■ **EXERCISE DETAILS**
Go through the material and pull out every line with the string "produces" in it.

■ **PROVIDED RECORDS**
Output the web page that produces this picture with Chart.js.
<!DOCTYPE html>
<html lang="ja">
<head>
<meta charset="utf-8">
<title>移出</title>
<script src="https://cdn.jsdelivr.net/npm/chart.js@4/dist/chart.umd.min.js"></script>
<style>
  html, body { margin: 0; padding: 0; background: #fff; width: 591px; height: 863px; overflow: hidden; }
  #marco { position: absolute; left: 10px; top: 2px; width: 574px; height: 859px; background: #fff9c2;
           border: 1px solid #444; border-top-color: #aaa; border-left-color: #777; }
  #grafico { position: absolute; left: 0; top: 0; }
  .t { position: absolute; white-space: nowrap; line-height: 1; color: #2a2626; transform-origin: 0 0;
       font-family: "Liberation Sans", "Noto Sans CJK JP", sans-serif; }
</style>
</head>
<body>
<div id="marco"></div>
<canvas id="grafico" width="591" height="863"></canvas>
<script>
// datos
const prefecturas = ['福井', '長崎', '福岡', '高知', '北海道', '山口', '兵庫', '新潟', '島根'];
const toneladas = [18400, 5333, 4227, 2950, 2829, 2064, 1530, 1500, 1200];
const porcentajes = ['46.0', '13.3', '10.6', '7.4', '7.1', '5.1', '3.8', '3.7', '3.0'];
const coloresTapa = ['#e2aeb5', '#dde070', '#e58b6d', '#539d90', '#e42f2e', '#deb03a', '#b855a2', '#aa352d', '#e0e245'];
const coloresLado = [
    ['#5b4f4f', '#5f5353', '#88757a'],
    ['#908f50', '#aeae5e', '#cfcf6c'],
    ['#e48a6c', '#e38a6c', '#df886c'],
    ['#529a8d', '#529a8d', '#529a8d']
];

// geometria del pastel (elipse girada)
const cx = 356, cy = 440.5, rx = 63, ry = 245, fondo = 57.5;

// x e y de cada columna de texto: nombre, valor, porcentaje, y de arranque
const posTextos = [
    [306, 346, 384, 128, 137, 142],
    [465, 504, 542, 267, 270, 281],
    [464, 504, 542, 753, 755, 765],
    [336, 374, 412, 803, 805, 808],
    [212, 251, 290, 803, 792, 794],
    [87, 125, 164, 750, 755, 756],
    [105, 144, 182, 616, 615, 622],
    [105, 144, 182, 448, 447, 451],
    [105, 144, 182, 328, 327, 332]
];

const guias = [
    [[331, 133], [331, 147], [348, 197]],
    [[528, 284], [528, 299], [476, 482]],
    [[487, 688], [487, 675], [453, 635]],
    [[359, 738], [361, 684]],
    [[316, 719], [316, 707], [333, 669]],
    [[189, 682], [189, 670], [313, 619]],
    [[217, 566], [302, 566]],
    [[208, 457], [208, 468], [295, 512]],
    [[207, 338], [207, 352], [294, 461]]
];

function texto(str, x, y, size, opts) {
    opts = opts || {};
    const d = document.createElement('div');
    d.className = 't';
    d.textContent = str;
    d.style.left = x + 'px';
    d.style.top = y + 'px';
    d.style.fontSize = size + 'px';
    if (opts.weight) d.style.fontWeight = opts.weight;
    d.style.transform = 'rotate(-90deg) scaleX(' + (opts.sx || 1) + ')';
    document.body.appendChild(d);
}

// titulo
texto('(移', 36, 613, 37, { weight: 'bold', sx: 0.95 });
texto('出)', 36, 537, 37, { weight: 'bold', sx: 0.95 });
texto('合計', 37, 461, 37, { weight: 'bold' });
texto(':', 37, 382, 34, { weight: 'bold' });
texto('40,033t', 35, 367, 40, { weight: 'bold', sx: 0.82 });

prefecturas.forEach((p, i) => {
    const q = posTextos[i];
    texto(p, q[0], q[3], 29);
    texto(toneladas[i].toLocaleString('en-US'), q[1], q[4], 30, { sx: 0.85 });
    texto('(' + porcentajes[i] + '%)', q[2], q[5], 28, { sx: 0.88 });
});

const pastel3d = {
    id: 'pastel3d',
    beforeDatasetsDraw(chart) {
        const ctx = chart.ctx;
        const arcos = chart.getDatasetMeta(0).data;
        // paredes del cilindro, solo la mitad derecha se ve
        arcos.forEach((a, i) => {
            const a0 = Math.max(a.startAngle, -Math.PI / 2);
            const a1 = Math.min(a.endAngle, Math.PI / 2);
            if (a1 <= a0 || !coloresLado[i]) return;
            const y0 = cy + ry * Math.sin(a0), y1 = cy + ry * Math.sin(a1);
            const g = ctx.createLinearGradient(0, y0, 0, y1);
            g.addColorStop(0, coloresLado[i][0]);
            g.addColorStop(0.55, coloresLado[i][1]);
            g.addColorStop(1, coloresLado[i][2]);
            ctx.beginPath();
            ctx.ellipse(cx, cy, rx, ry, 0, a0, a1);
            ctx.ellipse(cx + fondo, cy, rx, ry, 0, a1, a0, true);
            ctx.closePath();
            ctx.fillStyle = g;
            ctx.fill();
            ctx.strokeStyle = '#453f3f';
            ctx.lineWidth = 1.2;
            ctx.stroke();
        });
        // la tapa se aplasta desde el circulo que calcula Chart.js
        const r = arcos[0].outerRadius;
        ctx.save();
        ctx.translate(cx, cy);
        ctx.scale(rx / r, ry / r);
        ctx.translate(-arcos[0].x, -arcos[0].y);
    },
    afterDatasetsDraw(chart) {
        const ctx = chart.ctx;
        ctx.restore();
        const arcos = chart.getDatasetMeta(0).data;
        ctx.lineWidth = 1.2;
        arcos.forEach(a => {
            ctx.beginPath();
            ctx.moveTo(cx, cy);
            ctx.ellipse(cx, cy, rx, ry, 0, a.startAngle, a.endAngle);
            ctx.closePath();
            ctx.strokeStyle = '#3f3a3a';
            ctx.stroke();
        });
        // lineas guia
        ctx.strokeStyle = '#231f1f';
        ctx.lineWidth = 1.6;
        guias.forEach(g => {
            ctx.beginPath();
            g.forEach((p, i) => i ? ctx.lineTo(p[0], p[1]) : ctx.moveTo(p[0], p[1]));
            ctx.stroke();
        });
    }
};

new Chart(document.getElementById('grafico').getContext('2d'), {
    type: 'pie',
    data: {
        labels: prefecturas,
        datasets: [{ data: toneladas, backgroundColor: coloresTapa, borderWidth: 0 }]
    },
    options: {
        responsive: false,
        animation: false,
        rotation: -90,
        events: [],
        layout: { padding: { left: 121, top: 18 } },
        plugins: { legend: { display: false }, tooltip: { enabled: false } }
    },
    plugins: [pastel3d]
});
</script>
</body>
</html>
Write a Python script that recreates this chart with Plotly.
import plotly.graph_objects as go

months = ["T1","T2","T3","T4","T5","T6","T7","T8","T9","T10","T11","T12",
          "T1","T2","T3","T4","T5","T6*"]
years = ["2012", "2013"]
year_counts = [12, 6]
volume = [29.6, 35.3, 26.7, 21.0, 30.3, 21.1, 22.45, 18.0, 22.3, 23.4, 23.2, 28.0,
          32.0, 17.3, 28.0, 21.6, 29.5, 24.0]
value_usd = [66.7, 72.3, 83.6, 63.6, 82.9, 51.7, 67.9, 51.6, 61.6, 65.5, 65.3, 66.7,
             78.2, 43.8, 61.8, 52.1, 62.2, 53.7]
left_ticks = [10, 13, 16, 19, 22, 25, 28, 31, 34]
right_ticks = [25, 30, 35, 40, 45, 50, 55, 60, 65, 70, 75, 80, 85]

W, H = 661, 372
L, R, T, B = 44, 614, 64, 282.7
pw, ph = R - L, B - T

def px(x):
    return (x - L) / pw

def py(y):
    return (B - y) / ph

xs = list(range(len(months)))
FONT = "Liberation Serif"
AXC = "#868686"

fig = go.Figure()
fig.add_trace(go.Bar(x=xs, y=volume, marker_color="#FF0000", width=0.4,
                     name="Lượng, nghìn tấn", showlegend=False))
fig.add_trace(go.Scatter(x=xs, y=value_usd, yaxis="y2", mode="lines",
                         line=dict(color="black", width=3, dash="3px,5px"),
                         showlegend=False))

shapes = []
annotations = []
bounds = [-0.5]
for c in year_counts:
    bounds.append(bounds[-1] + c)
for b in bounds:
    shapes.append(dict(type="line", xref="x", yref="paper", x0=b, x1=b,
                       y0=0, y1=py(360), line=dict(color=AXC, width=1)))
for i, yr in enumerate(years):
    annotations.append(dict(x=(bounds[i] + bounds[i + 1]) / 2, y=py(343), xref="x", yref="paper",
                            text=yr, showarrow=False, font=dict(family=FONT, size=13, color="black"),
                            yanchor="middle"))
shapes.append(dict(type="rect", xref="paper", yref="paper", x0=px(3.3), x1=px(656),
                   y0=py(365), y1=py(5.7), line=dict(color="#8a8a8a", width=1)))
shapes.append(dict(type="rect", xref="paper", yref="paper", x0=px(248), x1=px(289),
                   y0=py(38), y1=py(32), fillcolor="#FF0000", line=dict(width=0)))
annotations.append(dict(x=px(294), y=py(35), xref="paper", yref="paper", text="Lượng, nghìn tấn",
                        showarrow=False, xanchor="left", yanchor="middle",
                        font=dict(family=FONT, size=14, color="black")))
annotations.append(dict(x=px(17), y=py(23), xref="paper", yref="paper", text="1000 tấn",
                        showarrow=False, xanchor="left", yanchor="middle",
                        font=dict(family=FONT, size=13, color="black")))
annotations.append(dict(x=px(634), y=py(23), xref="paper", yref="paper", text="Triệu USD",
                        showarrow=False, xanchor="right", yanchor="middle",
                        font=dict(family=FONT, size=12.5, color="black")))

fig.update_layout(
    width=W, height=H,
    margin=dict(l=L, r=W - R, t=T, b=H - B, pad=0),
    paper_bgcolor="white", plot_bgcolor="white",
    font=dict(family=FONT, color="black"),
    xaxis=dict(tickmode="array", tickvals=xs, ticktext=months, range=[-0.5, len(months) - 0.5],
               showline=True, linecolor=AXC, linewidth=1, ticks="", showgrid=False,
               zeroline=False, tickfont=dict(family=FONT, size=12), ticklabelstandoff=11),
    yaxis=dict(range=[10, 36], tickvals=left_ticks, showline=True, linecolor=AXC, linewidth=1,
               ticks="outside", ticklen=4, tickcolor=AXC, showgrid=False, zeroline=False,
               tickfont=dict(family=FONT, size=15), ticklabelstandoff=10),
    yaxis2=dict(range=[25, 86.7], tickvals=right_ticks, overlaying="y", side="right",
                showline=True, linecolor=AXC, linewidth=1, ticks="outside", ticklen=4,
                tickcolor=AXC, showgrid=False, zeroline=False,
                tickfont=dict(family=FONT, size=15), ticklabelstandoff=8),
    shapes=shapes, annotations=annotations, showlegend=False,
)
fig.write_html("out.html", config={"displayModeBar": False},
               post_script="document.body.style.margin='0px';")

--

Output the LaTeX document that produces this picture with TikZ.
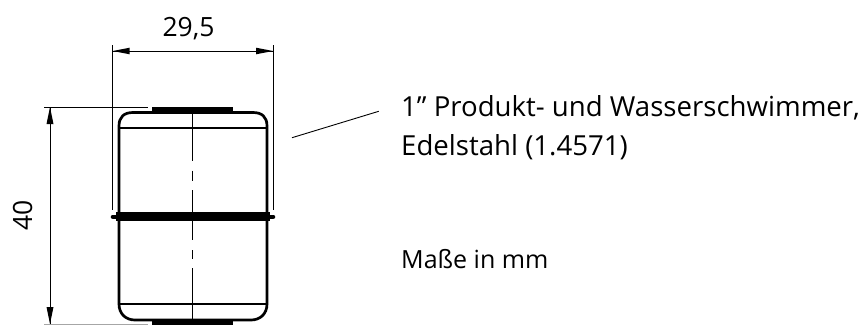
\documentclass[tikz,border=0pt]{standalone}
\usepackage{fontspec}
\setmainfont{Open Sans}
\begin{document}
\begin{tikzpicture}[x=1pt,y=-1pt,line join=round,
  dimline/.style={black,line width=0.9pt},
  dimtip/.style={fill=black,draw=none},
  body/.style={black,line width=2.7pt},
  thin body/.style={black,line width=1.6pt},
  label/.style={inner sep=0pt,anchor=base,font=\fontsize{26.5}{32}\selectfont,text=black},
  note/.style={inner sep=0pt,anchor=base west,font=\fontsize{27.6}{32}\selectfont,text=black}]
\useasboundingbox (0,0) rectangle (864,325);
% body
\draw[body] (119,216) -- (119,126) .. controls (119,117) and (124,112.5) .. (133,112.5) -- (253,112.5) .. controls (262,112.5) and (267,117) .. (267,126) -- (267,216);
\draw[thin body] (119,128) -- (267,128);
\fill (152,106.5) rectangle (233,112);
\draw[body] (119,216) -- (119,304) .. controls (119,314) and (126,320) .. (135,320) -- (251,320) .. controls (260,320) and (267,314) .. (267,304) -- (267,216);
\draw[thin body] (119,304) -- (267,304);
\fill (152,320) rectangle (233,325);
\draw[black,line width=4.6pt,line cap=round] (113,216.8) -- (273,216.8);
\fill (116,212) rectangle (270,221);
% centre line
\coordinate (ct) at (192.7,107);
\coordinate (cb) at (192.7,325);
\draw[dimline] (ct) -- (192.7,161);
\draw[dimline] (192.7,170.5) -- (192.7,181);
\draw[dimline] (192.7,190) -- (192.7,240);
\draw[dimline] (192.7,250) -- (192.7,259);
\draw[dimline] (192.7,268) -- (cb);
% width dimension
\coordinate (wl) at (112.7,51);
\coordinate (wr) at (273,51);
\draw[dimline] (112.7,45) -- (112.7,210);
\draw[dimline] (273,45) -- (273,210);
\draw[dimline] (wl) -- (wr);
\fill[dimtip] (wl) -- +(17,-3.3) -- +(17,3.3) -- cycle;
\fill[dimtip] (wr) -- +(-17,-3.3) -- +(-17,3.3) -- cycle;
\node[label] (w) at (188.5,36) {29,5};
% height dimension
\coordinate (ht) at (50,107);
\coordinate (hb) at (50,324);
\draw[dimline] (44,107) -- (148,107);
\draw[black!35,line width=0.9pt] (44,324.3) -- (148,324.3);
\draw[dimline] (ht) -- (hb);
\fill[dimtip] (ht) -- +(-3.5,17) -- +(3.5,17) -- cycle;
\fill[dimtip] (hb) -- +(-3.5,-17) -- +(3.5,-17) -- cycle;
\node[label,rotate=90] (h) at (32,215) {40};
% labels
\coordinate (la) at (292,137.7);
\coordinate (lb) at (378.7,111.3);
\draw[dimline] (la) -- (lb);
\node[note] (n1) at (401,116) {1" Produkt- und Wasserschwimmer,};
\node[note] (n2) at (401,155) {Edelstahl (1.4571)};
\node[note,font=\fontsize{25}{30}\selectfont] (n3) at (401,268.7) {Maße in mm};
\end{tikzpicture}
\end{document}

==

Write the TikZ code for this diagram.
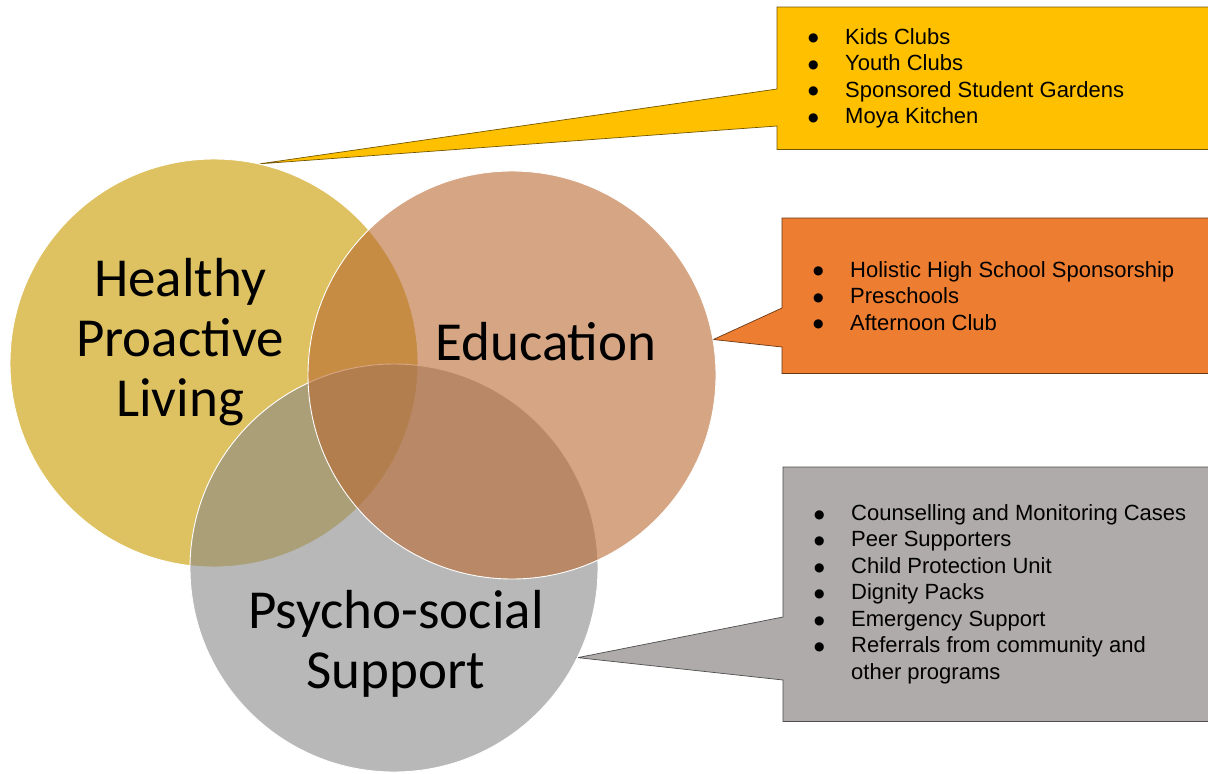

■ **FULL SOLUTION**
Output the web page that produces this picture with Chart.js.
Output the LaTeX document that produces this picture with TikZ.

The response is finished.